TASK DETAILS:
Quote the listing below in full and exactly as written, but omit every picture.
::::::
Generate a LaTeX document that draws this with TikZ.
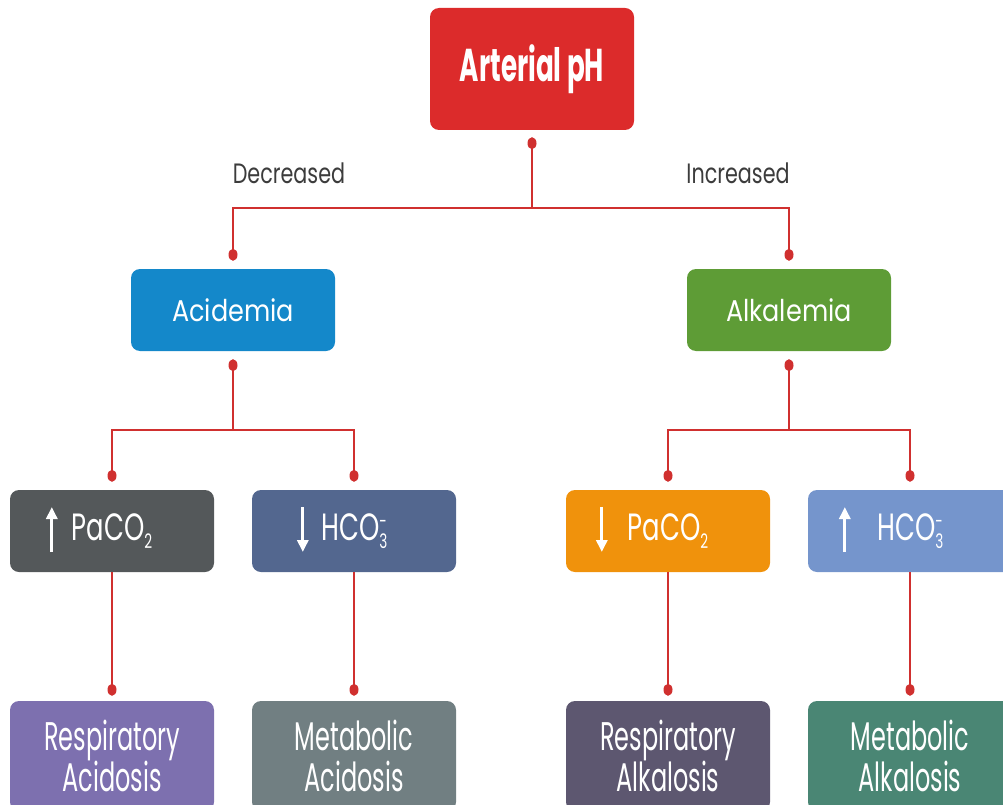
\documentclass[tikz,border=0pt]{standalone}
\usepackage{fontspec}
\setmainfont[FakeStretch=0.8]{Poppins}
\newfontfamily\titlefont[FakeStretch=0.57]{Poppins}
\newfontfamily\midfont[FakeStretch=0.85]{Poppins}
\newfontfamily\notefont[FakeStretch=0.74]{Poppins}
\newfontfamily\gasfont[FakeStretch=0.68]{Poppins}
\newfontfamily\endfont[FakeStretch=0.6]{Poppins}
\usetikzlibrary{arrows.meta}

\definecolor{linkred}{HTML}{D0302F}
\definecolor{phred}{HTML}{DC2B2B}
\definecolor{acidblue}{HTML}{1488CA}
\definecolor{alkgreen}{HTML}{5E9C36}
\definecolor{resgray}{HTML}{54585A}
\definecolor{metslate}{HTML}{53678F}
\definecolor{resorange}{HTML}{F0920C}
\definecolor{metblue}{HTML}{7595CC}
\definecolor{racidpurple}{HTML}{7D70AF}
\definecolor{macidgray}{HTML}{717F82}
\definecolor{ralkpurple}{HTML}{5D5770}
\definecolor{malkteal}{HTML}{4A8674}
\definecolor{notegray}{HTML}{3C3C3C}

\tikzset{
  box/.style={rounded corners=9pt, minimum width=204pt, minimum height=82pt,
    text=white, align=center, inner sep=0pt},
  endbox/.style={box, minimum height=110pt, font=\endfont\fontsize{40}{41}\selectfont},
  gasbox/.style={box, font=\gasfont\fontsize{38}{42}\selectfont},
  link/.style={draw=linkred, line width=1.8pt},
  note/.style={text=notegray, anchor=base, font=\notefont\fontsize{28}{32}\selectfont},
  vert/.style={white, line width=3pt, -{Triangle[width=11pt,length=12pt]}},
}
\newcommand{\lowsub}[1]{\raisebox{-8pt}{\fontsize{20}{20}\selectfont #1}}
\newcommand{\ionsub}[2]{\rlap{\lowsub{#1}}\raisebox{12pt}{\fontsize{20}{20}\selectfont #2}}

\begin{document}
\begin{tikzpicture}[x=1pt,y=-1pt]
\useasboundingbox (0,0) rectangle (1003,805);
\clip (0,0) rectangle (1003,805);

% top
\node[box, fill=phred, minimum height=122pt, font=\titlefont\fontsize{46}{50}\selectfont\bfseries] (ph) at (532,69) {Arterial pH};
\node[note] (dec) at (289,183) {Decreased};
\node[note] (inc) at (738,183) {Increased};

% second row
\node[box, fill=acidblue, font=\midfont\fontsize{30}{34}\selectfont] (acid) at (233,310) {Acidemia};
\node[box, fill=alkgreen, font=\midfont\fontsize{30}{34}\selectfont] (alk) at (789,310) {Alkalemia};

% third row
\node[gasbox, fill=resgray] (ac-p) at (112,531) {PaCO\lowsub{2}};
\node[gasbox, fill=metslate] (ac-h) at (354,531) {HCO\ionsub{3}{-}};
\node[gasbox, fill=resorange] (al-p) at (668,531) {PaCO\lowsub{2}};
\node[gasbox, fill=metblue] (al-h) at (910,531) {HCO\ionsub{3}{-}};

% bottom row
\node[endbox, fill=racidpurple] (r-acid) at (112,756) {Respiratory\\Acidosis};
\node[endbox, fill=macidgray] (m-acid) at (354,756) {Metabolic\\Acidosis};
\node[endbox, fill=ralkpurple] (r-alk) at (668,756) {Respiratory\\Alkalosis};
\node[endbox, fill=malkteal] (m-alk) at (910,756) {Metabolic\\Alkalosis};

% arrows in the boxes
\draw[vert] ([xshift=42pt,yshift=-21pt]ac-p.west) -- ++(0,-45);
\draw[vert] ([xshift=51pt,yshift=24pt]ac-h.west) -- ++(0,45);
\draw[vert] ([xshift=36pt,yshift=24pt]al-p.west) -- ++(0,45);
\draw[vert] ([xshift=37pt,yshift=-21pt]al-h.west) -- ++(0,-45);

% dots
\coordinate (ph-out) at ([yshift=-13pt]ph.south);
\foreach \n in {acid,alk,ac-p,ac-h,al-p,al-h} {
  \coordinate (\n-in) at ([yshift=14pt]\n.north);
}
\foreach \n in {acid,alk} {
  \coordinate (\n-out) at ([yshift=-14pt]\n.south);
}
\foreach \n in {r-acid,m-acid,r-alk,m-alk} {
  \coordinate (\n-in) at ([yshift=11pt]\n.north);
}

% connectors
\draw[link] (ph-out) -- ++(0,65) -| (acid-in);
\draw[link] (ph-out) -- ++(0,65) -| (alk-in);
\draw[link] (acid-out) -- ++(0,65) -| (ac-p-in);
\draw[link] (acid-out) -- ++(0,65) -| (ac-h-in);
\draw[link] (alk-out) -- ++(0,65) -| (al-p-in);
\draw[link] (alk-out) -- ++(0,65) -| (al-h-in);
\draw[link] (ac-p.south) -- (r-acid-in);
\draw[link] (ac-h.south) -- (m-acid-in);
\draw[link] (al-p.south) -- (r-alk-in);
\draw[link] (al-h.south) -- (m-alk-in);

\foreach \d in {ph-out,acid-in,alk-in,acid-out,alk-out,ac-p-in,ac-h-in,al-p-in,al-h-in,r-acid-in,m-acid-in,r-alk-in,m-alk-in}
  \fill[linkred] (\d) ellipse (4.5 and 6);

\end{tikzpicture}
\end{document}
::::::
RESPONSE TO THE TASK:
Generate a LaTeX document that draws this with TikZ.
\documentclass[tikz,border=0pt]{standalone}
\usepackage{fontspec}
\setmainfont[FakeStretch=0.8]{Poppins}
\newfontfamily\titlefont[FakeStretch=0.57]{Poppins}
\newfontfamily\midfont[FakeStretch=0.85]{Poppins}
\newfontfamily\notefont[FakeStretch=0.74]{Poppins}
\newfontfamily\gasfont[FakeStretch=0.68]{Poppins}
\newfontfamily\endfont[FakeStretch=0.6]{Poppins}
\usetikzlibrary{arrows.meta}

\definecolor{linkred}{HTML}{D0302F}
\definecolor{phred}{HTML}{DC2B2B}
\definecolor{acidblue}{HTML}{1488CA}
\definecolor{alkgreen}{HTML}{5E9C36}
\definecolor{resgray}{HTML}{54585A}
\definecolor{metslate}{HTML}{53678F}
\definecolor{resorange}{HTML}{F0920C}
\definecolor{metblue}{HTML}{7595CC}
\definecolor{racidpurple}{HTML}{7D70AF}
\definecolor{macidgray}{HTML}{717F82}
\definecolor{ralkpurple}{HTML}{5D5770}
\definecolor{malkteal}{HTML}{4A8674}
\definecolor{notegray}{HTML}{3C3C3C}

\tikzset{
  box/.style={rounded corners=9pt, minimum width=204pt, minimum height=82pt,
    text=white, align=center, inner sep=0pt},
  endbox/.style={box, minimum height=110pt, font=\endfont\fontsize{40}{41}\selectfont},
  gasbox/.style={box, font=\gasfont\fontsize{38}{42}\selectfont},
  link/.style={draw=linkred, line width=1.8pt},
  note/.style={text=notegray, anchor=base, font=\notefont\fontsize{28}{32}\selectfont},
  vert/.style={white, line width=3pt, -{Triangle[width=11pt,length=12pt]}},
}
\newcommand{\lowsub}[1]{\raisebox{-8pt}{\fontsize{20}{20}\selectfont #1}}
\newcommand{\ionsub}[2]{\rlap{\lowsub{#1}}\raisebox{12pt}{\fontsize{20}{20}\selectfont #2}}

\begin{document}
\begin{tikzpicture}[x=1pt,y=-1pt]
\useasboundingbox (0,0) rectangle (1003,805);
\clip (0,0) rectangle (1003,805);

% top
\node[box, fill=phred, minimum height=122pt, font=\titlefont\fontsize{46}{50}\selectfont\bfseries] (ph) at (532,69) {Arterial pH};
\node[note] (dec) at (289,183) {Decreased};
\node[note] (inc) at (738,183) {Increased};

% second row
\node[box, fill=acidblue, font=\midfont\fontsize{30}{34}\selectfont] (acid) at (233,310) {Acidemia};
\node[box, fill=alkgreen, font=\midfont\fontsize{30}{34}\selectfont] (alk) at (789,310) {Alkalemia};

% third row
\node[gasbox, fill=resgray] (ac-p) at (112,531) {PaCO\lowsub{2}};
\node[gasbox, fill=metslate] (ac-h) at (354,531) {HCO\ionsub{3}{-}};
\node[gasbox, fill=resorange] (al-p) at (668,531) {PaCO\lowsub{2}};
\node[gasbox, fill=metblue] (al-h) at (910,531) {HCO\ionsub{3}{-}};

% bottom row
\node[endbox, fill=racidpurple] (r-acid) at (112,756) {Respiratory\\Acidosis};
\node[endbox, fill=macidgray] (m-acid) at (354,756) {Metabolic\\Acidosis};
\node[endbox, fill=ralkpurple] (r-alk) at (668,756) {Respiratory\\Alkalosis};
\node[endbox, fill=malkteal] (m-alk) at (910,756) {Metabolic\\Alkalosis};

% arrows in the boxes
\draw[vert] ([xshift=42pt,yshift=-21pt]ac-p.west) -- ++(0,-45);
\draw[vert] ([xshift=51pt,yshift=24pt]ac-h.west) -- ++(0,45);
\draw[vert] ([xshift=36pt,yshift=24pt]al-p.west) -- ++(0,45);
\draw[vert] ([xshift=37pt,yshift=-21pt]al-h.west) -- ++(0,-45);

% dots
\coordinate (ph-out) at ([yshift=-13pt]ph.south);
\foreach \n in {acid,alk,ac-p,ac-h,al-p,al-h} {
  \coordinate (\n-in) at ([yshift=14pt]\n.north);
}
\foreach \n in {acid,alk} {
  \coordinate (\n-out) at ([yshift=-14pt]\n.south);
}
\foreach \n in {r-acid,m-acid,r-alk,m-alk} {
  \coordinate (\n-in) at ([yshift=11pt]\n.north);
}

% connectors
\draw[link] (ph-out) -- ++(0,65) -| (acid-in);
\draw[link] (ph-out) -- ++(0,65) -| (alk-in);
\draw[link] (acid-out) -- ++(0,65) -| (ac-p-in);
\draw[link] (acid-out) -- ++(0,65) -| (ac-h-in);
\draw[link] (alk-out) -- ++(0,65) -| (al-p-in);
\draw[link] (alk-out) -- ++(0,65) -| (al-h-in);
\draw[link] (ac-p.south) -- (r-acid-in);
\draw[link] (ac-h.south) -- (m-acid-in);
\draw[link] (al-p.south) -- (r-alk-in);
\draw[link] (al-h.south) -- (m-alk-in);

\foreach \d in {ph-out,acid-in,alk-in,acid-out,alk-out,ac-p-in,ac-h-in,al-p-in,al-h-in,r-acid-in,m-acid-in,r-alk-in,m-alk-in}
  \fill[linkred] (\d) ellipse (4.5 and 6);

\end{tikzpicture}
\end{document}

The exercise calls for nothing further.